As I was browsing a local bookshop during the week, this colourful book jacket with a no nonsense title caught my eye. I had seen this book cover popping up on many a social media news feed so I decided to pick it up and see what all the fuss was about and I was glad that I did.
Written by a successful journalist, Caroline Foran, the book details the authors struggle with and learning to live with anxiety. Within the book you will get a relatable account of what it is like to encounter anxiety from the perspective of the client. Caroline also shares her own tips, tools and techniques that have helped her understand anxiety and to live functionally with an anxious mind.
However, the book is far from the traditional pop-psychology, self-help format we might ordinarily associate with non-therapeutically trained professionals. Instead it leans into the science behind anxiety and offers evidence based approaches for managing a life filled with anxiety. What is more impressive is that Caroline manages to do this in an easy to read fashion and in a manner that would encourage me to recommend this book without hesitation to clients who are also experiencing the anxious struggle.
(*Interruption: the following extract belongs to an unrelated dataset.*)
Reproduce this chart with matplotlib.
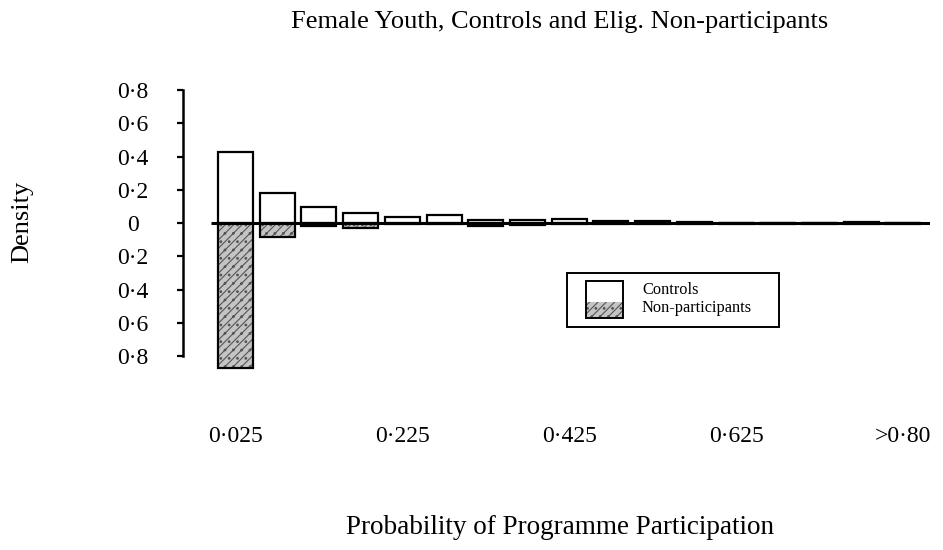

The book is divided into two parts: Assess and Address. During the Assess portion of the book, anxiety is explained to the reader and there are plenty of useful exercises and tools dotted throughout. Important concepts, such as the negativity bias, are relayed in a reader friendly, personalised way.
The second part of the book, Address, encourages the reader to now do something about their anxiety. It again compliments this with exercises that the author herself finds useful, these are mostly informed by CBT and have been developed in conjunction with a clinical psychologist, who also features regularly in the book.
There is a very informative section on personality vs anxiety and an interesting inclusion of Festinger’s Temporal Comparison Theory, again all relayed in an easy to understand way.
Caroline shares a lot of herself in the book and her own personality and wit shines through, as you might gather from the title. I found her chapter on relationships particularly moving and hopeful.
So now I understand why this book has been so prevalent among the news feeds of non-therapists of late. It tells the story of anxiety through the eyes of the client and it does so in a way that has already begun to breakdown stigma for those who have been living with anxiety.